Image by False Positives via Flickr
The rise in popularity of buyer personas has also meant a rise in people getting them wrong. The building awareness of the term and the idea of using buyer personas in marketing on a mass level can be traced to David Meerman’s Scott book, The New Rules of Marketing & PR. My partner Angela Quail and I worked with courageous companies who were early adopters of buyer personas after Goal Centric launched the buyer persona methodology in 2002. I still can recall the look on executive’s faces when we started talking to them about buyer personas back then – as in – “what are you talking about!?” I guess we should have written a book! We give much kudos to David for writing the chapter he did in his book and he is a great ambassador for putting buyer personas into practice.
Here is what is bugging me though of late. While I am extremely excited about the building awareness, I am also seeing with much concern people writing and talking about buyer personas and clearly getting it wrong. I like to add that some going so far to even misquote David from his very own book. Here’s a recommendation I bet David would concur with me on – read the book!
It bothers me for a couple of very good reasons: it devalues buyer personas and it puts up a roadblock for buyer personas to inform strategy. Believe me; if executives of major corporations see buyer personas as a “tool” to profile buyers and not a best practice, then the buyer persona development process will not have much hope of expanding beyond that. The word archetype is used to describe what a buyer persona is, even David used the word in his book however the question missed by most is this: what makes up an archetype?

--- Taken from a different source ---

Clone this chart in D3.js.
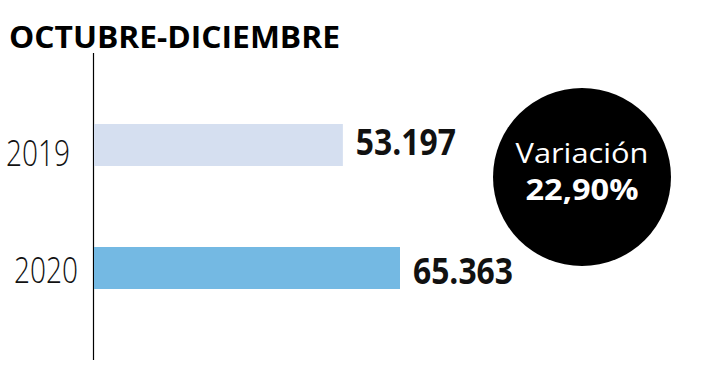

In my experience over the last ten years, I believe there are 10 rules for creating a buyer persona, an archetype and model of a buyer you wish to deeply understand. Rules garnered from on the ground learning, experience, sweat, tears, many late nights getting it right for a client, meetings with senior executives, deploying their use to hundreds of people in sales and marketing, seeing them in action, and going back to the roots of persona development more than a decade ago. Here is the first:
Rule 1: You can't just make up a buyer persona.
I see this all the time – the idea that all you have to do is look over your customer data, interview a couple of sales reps, and start creating a buyer persona. It doesn’t work that way. You end up creating a bad buyer persona that offers no real insight. They may look nice but they quickly become the shiny new object. A static snapshot that loses its' luster after used a few times. After many interviews with front line people, I've learned that they put little stock in them when buyer personas are created in this way; and may never admit to doing so out of good old fear in corporate culture. You see, many marketing and sales reps will respond with "I could have come up with that; what's the big hoopla all about?" They are right.